Cauliflower and Chickpea Cilantro Curry

At the beginning of this week I attempted to plan out everything I would cook for the dinner this week . I've been a bit lazy about trying out new recipes and cooking anything extensive - especially when I don't get home from class two nights a week until 8pm . But tonight I stuck to my cooking plan! I had seen a couple recipes for Cauliflower and Chickpea Curry over Rice - so I thought I'd try it out.

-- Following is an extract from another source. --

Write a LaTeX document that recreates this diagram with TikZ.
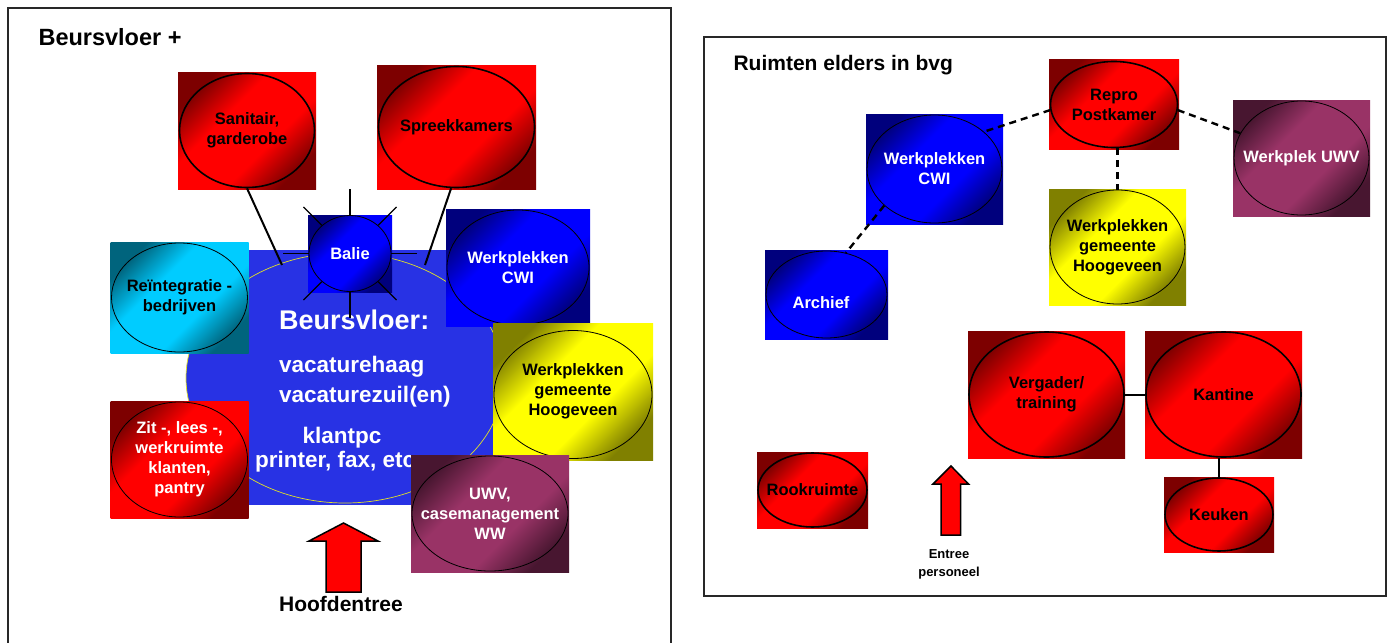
\documentclass[tikz,border=0pt]{standalone}
\usepackage{fontspec}
\setmainfont{Liberation Sans}
\usetikzlibrary{shapes.geometric}

\definecolor{redD}{RGB}{125,0,0}
\definecolor{redL}{RGB}{255,0,0}
\definecolor{blueD}{RGB}{0,0,125}
\definecolor{blueL}{RGB}{0,0,255}
\definecolor{cyanD}{RGB}{0,100,125}
\definecolor{cyanL}{RGB}{0,204,255}
\definecolor{yelD}{RGB}{128,128,0}
\definecolor{yelL}{RGB}{255,255,0}
\definecolor{purD}{RGB}{72,22,48}
\definecolor{purL}{RGB}{153,51,102}
\definecolor{vloerblauw}{RGB}{40,50,228}
\definecolor{randgeel}{RGB}{225,225,40}
\definecolor{kader}{RGB}{40,40,40}
\colorlet{kamerD}{redD}
\colorlet{kamerL}{redL}

\pgfdeclareverticalshading[kamerD,kamerL]{kamerschaduw}{100bp}{color(0bp)=(kamerD); color(25bp)=(kamerD); color(40bp)=(kamerL); color(60bp)=(kamerL); color(75bp)=(kamerD); color(100bp)=(kamerD)}

\newcommand\kamerfont{\fontsize{16.5}{20}\selectfont\bfseries}
\newcommand\titelfont{\fontsize{21}{25}\selectfont\bfseries}
\newcommand\vloerfont{\fontsize{22.5}{27}\selectfont\bfseries}

\tikzset{
  maat/.style 2 args={minimum width=#1pt, minimum height=#2pt},
  kamer/.style 2 args={rectangle, inner sep=0pt, align=center, font=\kamerfont,
    /utils/exec={\colorlet{kamerD}{#1}\colorlet{kamerL}{#2}},
    shade, shading=kamerschaduw, shading angle=45},
  rood/.style={kamer={redD}{redL}},
  roodwit/.style={kamer={redD}{redL}, text=white},
  blauw/.style={kamer={blueD}{blueL}, text=white},
  cyaan/.style={kamer={cyanD}{cyanL}},
  geel/.style={kamer={yelD}{yelL}},
  paars/.style={kamer={purD}{purL}, text=white},
  oval/.style={ellipse, draw, inner sep=0pt, line width=0.8pt},
  dikoval/.style={oval, line width=1.6pt},
  lijn/.style={line width=2pt},
  stippellijn/.style={line width=2.4pt, dash pattern=on 7pt off 5pt},
  straal/.style={line width=1.2pt},
  ingang/.style={draw, line width=1.5pt, fill=redL, line join=miter},
  kader/.style={draw=kader, line width=1.5pt},
  titel/.style={font=\titelfont, anchor=west},
  vloertekst/.style={text=white, anchor=base west, font=\vloerfont, inner sep=0pt}
}

\begin{document}
\begin{tikzpicture}[x=1pt, y=-1pt]
\useasboundingbox (0,0) rectangle (1388,642);

% kaders en titels
\draw[kader] (8,660) |- (671,8) -- (671,660);
\draw[kader] (704,37) rectangle (1386,596);
\node[titel, font=\fontsize{23.5}{27}\selectfont\bfseries] (titel1) at (35,37) {Beursvloer +};
\node[titel] (titel2) at (730,65) {Ruimten elders in bvg};

% beursvloer
\node[fill=vloerblauw, inner sep=0pt, maat={244}{255}] (vloer) at (371,377.5) {};
\node[ellipse, fill=vloerblauw, draw=randgeel, line width=0.7pt, inner sep=0pt, maat={318}{250}] (vloerrand) at (345,378) {};
\node[vloertekst, font=\fontsize{27}{30}\selectfont\bfseries] (kop) at (279,329) {Beursvloer:};
\node[vloertekst] (haag) at (279,372) {vacaturehaag};
\node[vloertekst] (zuil) at (279,402) {vacaturezuil(en)};
\node[vloertekst, anchor=base] (pc) at (342,443) {klantpc};
\node[vloertekst] (printer) at (255,467) {printer, fax, etc.};

% ruimten boven
\node[rood, maat={138}{117}] (sanbox) at (247,130.5) {Sanitair,\\garderobe};
\node[dikoval, maat={135}{114}] (san) at (sanbox) {};
\node[rood, maat={159}{124}] (sprbox) at (456.5,127) {Spreekkamers};
\node[dikoval, maat={156}{121}] (spr) at (sprbox) {};
\coordinate (sanvoet) at (282,265);
\coordinate (sprvoet) at (425,265);
\draw[lijn] (san.south) -- (sanvoet);
\draw[lijn] (spr.265) -- (sprvoet);

% balie
\node[blauw, maat={84}{77}] (baliebox) at (350,253.5) {Balie};
\node[oval, maat={82}{76}] (balie) at (baliebox) {};
\foreach \a in {0,45,...,315}
  \draw[straal] (balie.\a) -- ++({26*cos(\a)},{-26*sin(\a)});

% ruimten rond de vloer
\node[cyaan, maat={138}{111}] (reintbox) at (179.5,297.5) {Re\"integratie -\\bedrijven};
\node[oval, maat={136}{109}] (reint) at (reintbox) {};
\node[blauw, maat={144}{117}] (cwibox) at (518,267.5) {Werkplekken\\CWI};
\node[oval, maat={142}{115}] (cwi) at (cwibox) {};
\node[geel, maat={160}{137}] (gembox) at (573,391.5) {Werkplekken\\gemeente\\Hoogeveen};
\node[oval, maat={158}{128}] (gem) at ([yshift=-3pt]gembox.center) {};
\node[roodwit, maat={138}{117}] (zitbox) at (179.5,459.5) {Zit -, lees -,\\werkruimte\\klanten,\\pantry};
\node[oval, maat={136}{115}] (zit) at (zitbox) {};
\node[paars, maat={158}{117}] (uwvbox) at (490,513.5) {UWV,\\casemanagement\\WW};
\node[oval, maat={156}{115}] (uwv) at (uwvbox) {};

% hoofdingang
\draw[ingang] (326,592) -- (326,541) -- (309,541) -- (343.5,523) -- (378,541) -- (361,541) -- (361,592) -- cycle;
\node[font=\titelfont] (hoofd) at (341,604) {Hoofdentree};

% ruimten elders
\node[rood, maat={130}{89}] (reprobox) at (1114,104.5) {Repro\\Postkamer};
\node[dikoval, maat={127}{86}] (repro) at (reprobox) {};
\node[blauw, maat={137}{110}] (cwi2box) at (934.5,169) {Werkplekken\\CWI};
\node[oval, maat={135}{108}] (cwi2) at (cwi2box) {};
\node[paars, maat={137}{116}] (uwv2box) at (1301.5,158) {Werkplek UWV};
\node[oval, maat={135}{114}] (uwv2) at (uwv2box) {};
\node[geel, maat={137}{116}] (gem2box) at (1117.5,247) {Werkplekken\\gemeente\\Hoogeveen};
\node[oval, maat={135}{114}] (gem2) at (gem2box) {};
\node[blauw, maat={123}{89}] (archbox) at (826.5,294.5) {};
\node[oval, maat={121}{87}] (arch) at (archbox) {};
\node[font=\kamerfont, text=white] (archtekst) at (821,303) {Archief};
\draw[stippellijn] (repro.185) -- (cwi2.37);
\draw[stippellijn] (repro.-5) -- (uwv2.158);
\draw[stippellijn] (gem2.north |- repro.south) -- (gem2.north);
\draw[stippellijn] (cwi2.216) -- (arch.65);

\node[rood, maat={157}{127}] (vergbox) at (1046.5,394.5) {Vergader/\\training};
\node[dikoval, maat={155}{125}] (verg) at (vergbox) {};
\node[rood, maat={157}{127}] (kantbox) at (1223.5,394.5) {Kantine};
\node[dikoval, maat={155}{125}] (kant) at (kantbox) {};
\node[rood, maat={110}{75}] (keukbox) at (1219,514.5) {Keuken};
\node[dikoval, maat={108}{73}] (keuk) at (keukbox) {};
\node[rood, maat={111}{76}] (rookbox) at (812.5,490) {Rookruimte};
\node[dikoval, maat={109}{74}] (rook) at (rookbox) {};
\draw[lijn] (verg.east) -- (kant.west);
\draw[lijn] (keuk.north |- kant.south) -- (keuk.north);

% personeelsingang
\draw[ingang] (941,535) -- (941,484) -- (933,484) -- (951,466) -- (968.5,484) -- (960.5,484) -- (960.5,535) -- cycle;
\node[align=center, font=\fontsize{13}{18}\selectfont\bfseries] (entree) at (949,564) {Entree\\personeel};
\end{tikzpicture}
\end{document}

Cauliflower and Chickpea Cilantro Curry
1 TB butter
1/2 cup chopped red onion
1 TB mild curry paste
2 tsp minced fresh ginger
1 tsp minced garlic
1 tomato, diced
1/4 cup water + 1 tsp chicken bouillon
1/2 head of cauliflower
1/2 can of chickpeas
1 cilantro cube
3 TB white wine
1/4 cup of tomato sauce
dash of ground ginger
dash of cinnamon
handful of chopped spinach
salt and pepper

I realize this is a lot of ingredients but I think it's because I wasn't following a recipe. I have a bad habit of throwing everything but the kitchen sink in a dish when I'm not following something because as I cook I keep thinking of things I think might enhance the flavors/dish. Unfortunately, I didn't track my amounts, but with this recipe - it's a bit of a 'how you like' situation. I don't like my dishes spicy, so I use less curry paste. I tried to at least estimate the amounts I used here!

Melt the butter in a large, high rimmed saucepan - add the onion when it's hot, as well as the curry paste and ginger. Once the onion is translucent - add the tomato and cook down for a few minutes. At this point feel free to add the garlic, cilantro cube, chicken stock and white wine to bring the flavors together.  You'll add the chopped cauliflower and chickpeas next - it's hard to overcook cauliflower so don't worry too much. It'll take at least 20-30 minutes for these to cook up nice and tender - the pan should be on medium low and you should cover it to let it simmer now. You can stir occasionally and after about 10 minutes, add your other spices - the ginger, cinnamon, salt and pepper. Your last step is to add the spinach, cooking it just long enough to let it wilt.

Stir all together, serve on top of rice and sprinkle with freshly chopped scallions! I used brown rice which was good, but I think a basmati or jasmine would also work well.